Historically, the Court has been reluctant to overturn statutes aimed at sex offenders. For example, in 2002 the Court heard McKune v. Lile, in which an inmate, convicted of rape, was told to participate in a treatment program that required him to admit to his past sexual conduct (even events on which he had not been convicted) or face relocation to a prison with less favorable conditions. The inmate complained this program violated his Fifth Amendment rights against self-incrimination. However, the Court stated he was free to refuse to participate in the program and the threat of relocation did not amount to coercion as it constituted only a de minimus adjustment to his already restricted liberties.
Again, in 2003, the Court declined to strike down a law aimed at individuals convicted of sex crimes. In Smith v. Doe, a convicted sex offender challenged the Alaska Sex Offender Registration Act on the ground it “constituted an unconstitutional ex post facto law.” The plantiff complained the Act, which required sex offenders—whether they were convicted before or after the adoption of the Act—to register with the state, was punitive in nature and so could not be applied to offenders convicted before the Act was put into effect. The Court disagreed, saying convictions were a matter of public record and so were not punitive.
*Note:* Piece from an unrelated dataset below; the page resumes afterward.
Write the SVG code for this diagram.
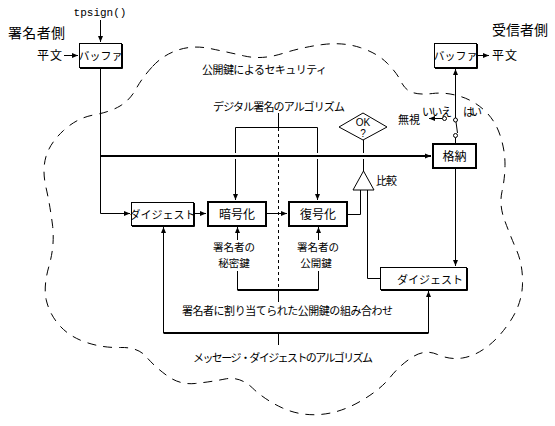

However, in 2015, the Court took a turn and did recognize a sex offender’s right to privacy in certain instances. In Grady v. North Carolina, the Court ruled that attaching a monitoring device to a registered sex offender constituted a Fourth Amendment search. While the court did not say satellite-monitoring was per se unconstitutional, it did find that searches of this type were subject to the same restrictions as other types of searches. This marked a turn in the Court’s openness to limiting a state’s ability to restrict the rights of sex offenders.
The Court may be becoming more open to overturning laws aimed at sex offenders. Should these laws be challenged, it is more likely that the Court would uphold these challenges. As an example of a law that could be challenged, another North Carolina law seems to place restrictions on the First Amendment rights of registered sex offenders. G.S. § 14-202.6 makes it illegal for registered sex offenders to change their names. While the state would almost certainly argue there is an important government interest at stake in this law, namely to ensure that the public remains aware of who is on the sex offender registry, it seems possible the Court will be open to arguments that this, too, violates the First Amendment and right to freedom of expression. The Packinham ruling may encourage individuals to bring claims against these types of laws.
There was a second important idea in the Packingham opinion. The Court seemed to take a stronger stance on the position that access to the Internet is protected by the First Amendment. The Court recognized that, traditionally, First Amendment rights have been protected based on “spatial context.” In the past, this has referred to public streets or parks, but its meaning has expanded in the age of the Internet. The Court cited Reno v. American Civil Liberties Union to illustrate this idea. In Reno, the Court stated cyberspace is “one of the most important places to exchange views” due to its “relatively unlimited, low-cost capacity for communication of all kinds.” The Court recognized the Internet as one of the most important spatial areas for the exchange of ideas, specifically mentioning Facebook and the fact that it had 1.79 billion users at that time.
The Court recognized that many types of protected speech are exercised using the Internet, including discussions of politics and religion. As an example, the Court discussed Twitter and the large number of Members of Congress that have set up accounts specifically to connect with their constituents. While this idea of protection of the right to Internet access appears as dicta in Packingam, the Courts treatment of it seems to indicate that it is a right that may be expanding. This will be an important concept to keep an eye on as the Court continues to analyze topics concerning the Internet and the First Amendment.